== To do ==
Skip the pictures. Set down, word for word, the lines from the start of the material up to and including the line with "ax = fig.add_axes([0.1498, 0.1209, 0.835, 0.7853])".

## Begin Information provided

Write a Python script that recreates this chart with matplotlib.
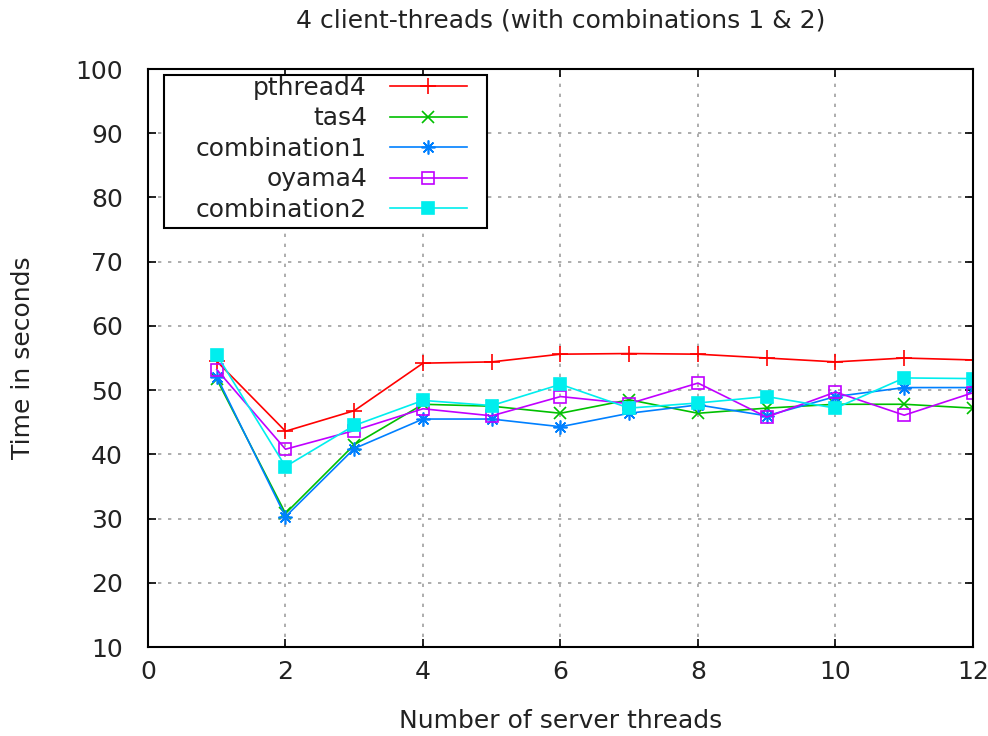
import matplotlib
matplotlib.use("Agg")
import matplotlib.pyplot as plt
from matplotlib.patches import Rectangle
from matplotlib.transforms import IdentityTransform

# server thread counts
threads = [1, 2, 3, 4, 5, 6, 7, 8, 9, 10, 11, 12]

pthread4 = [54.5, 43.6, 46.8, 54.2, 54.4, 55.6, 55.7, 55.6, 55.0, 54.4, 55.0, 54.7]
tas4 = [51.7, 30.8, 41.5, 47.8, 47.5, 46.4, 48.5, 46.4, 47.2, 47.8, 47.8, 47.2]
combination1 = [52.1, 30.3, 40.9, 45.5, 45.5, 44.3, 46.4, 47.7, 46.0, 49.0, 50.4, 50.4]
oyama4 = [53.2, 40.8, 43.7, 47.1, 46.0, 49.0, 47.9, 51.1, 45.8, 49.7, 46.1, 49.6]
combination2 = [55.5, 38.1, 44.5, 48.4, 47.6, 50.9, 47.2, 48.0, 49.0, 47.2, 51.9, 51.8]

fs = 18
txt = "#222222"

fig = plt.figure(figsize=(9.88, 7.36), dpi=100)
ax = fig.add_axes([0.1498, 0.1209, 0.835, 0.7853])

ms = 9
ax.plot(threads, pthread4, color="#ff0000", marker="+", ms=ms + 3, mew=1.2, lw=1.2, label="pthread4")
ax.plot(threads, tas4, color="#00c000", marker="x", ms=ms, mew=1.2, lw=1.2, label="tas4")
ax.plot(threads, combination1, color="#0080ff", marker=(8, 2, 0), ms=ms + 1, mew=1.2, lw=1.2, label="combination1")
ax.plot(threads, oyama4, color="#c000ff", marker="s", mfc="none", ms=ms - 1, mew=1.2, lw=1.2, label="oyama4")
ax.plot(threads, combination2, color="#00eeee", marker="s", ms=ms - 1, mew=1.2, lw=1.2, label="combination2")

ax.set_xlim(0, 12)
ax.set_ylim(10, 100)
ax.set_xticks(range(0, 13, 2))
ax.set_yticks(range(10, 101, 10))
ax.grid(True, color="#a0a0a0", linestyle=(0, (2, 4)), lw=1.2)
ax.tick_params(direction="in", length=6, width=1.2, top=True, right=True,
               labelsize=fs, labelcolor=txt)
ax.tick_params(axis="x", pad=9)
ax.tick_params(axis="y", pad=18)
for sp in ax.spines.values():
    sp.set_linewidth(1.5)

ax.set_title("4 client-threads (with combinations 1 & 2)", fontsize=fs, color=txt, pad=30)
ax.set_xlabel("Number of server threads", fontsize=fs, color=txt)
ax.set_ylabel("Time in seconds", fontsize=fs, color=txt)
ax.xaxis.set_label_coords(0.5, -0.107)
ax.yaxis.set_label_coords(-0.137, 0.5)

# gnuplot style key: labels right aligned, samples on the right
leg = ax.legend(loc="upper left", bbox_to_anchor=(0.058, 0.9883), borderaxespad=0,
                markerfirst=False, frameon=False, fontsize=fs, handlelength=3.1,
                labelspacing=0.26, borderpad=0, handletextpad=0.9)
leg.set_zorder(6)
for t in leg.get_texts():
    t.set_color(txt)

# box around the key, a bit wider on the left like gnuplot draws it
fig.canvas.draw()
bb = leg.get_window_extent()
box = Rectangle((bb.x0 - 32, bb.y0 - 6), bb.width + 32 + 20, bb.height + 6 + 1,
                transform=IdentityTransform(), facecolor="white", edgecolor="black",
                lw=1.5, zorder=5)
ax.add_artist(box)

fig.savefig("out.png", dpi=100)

## End Information provided

== Exercise response ==
Write a Python script that recreates this chart with matplotlib.
import matplotlib
matplotlib.use("Agg")
import matplotlib.pyplot as plt
from matplotlib.patches import Rectangle
from matplotlib.transforms import IdentityTransform

# server thread counts
threads = [1, 2, 3, 4, 5, 6, 7, 8, 9, 10, 11, 12]

pthread4 = [54.5, 43.6, 46.8, 54.2, 54.4, 55.6, 55.7, 55.6, 55.0, 54.4, 55.0, 54.7]
tas4 = [51.7, 30.8, 41.5, 47.8, 47.5, 46.4, 48.5, 46.4, 47.2, 47.8, 47.8, 47.2]
combination1 = [52.1, 30.3, 40.9, 45.5, 45.5, 44.3, 46.4, 47.7, 46.0, 49.0, 50.4, 50.4]
oyama4 = [53.2, 40.8, 43.7, 47.1, 46.0, 49.0, 47.9, 51.1, 45.8, 49.7, 46.1, 49.6]
combination2 = [55.5, 38.1, 44.5, 48.4, 47.6, 50.9, 47.2, 48.0, 49.0, 47.2, 51.9, 51.8]

fs = 18
txt = "#222222"

fig = plt.figure(figsize=(9.88, 7.36), dpi=100)
ax = fig.add_axes([0.1498, 0.1209, 0.835, 0.7853])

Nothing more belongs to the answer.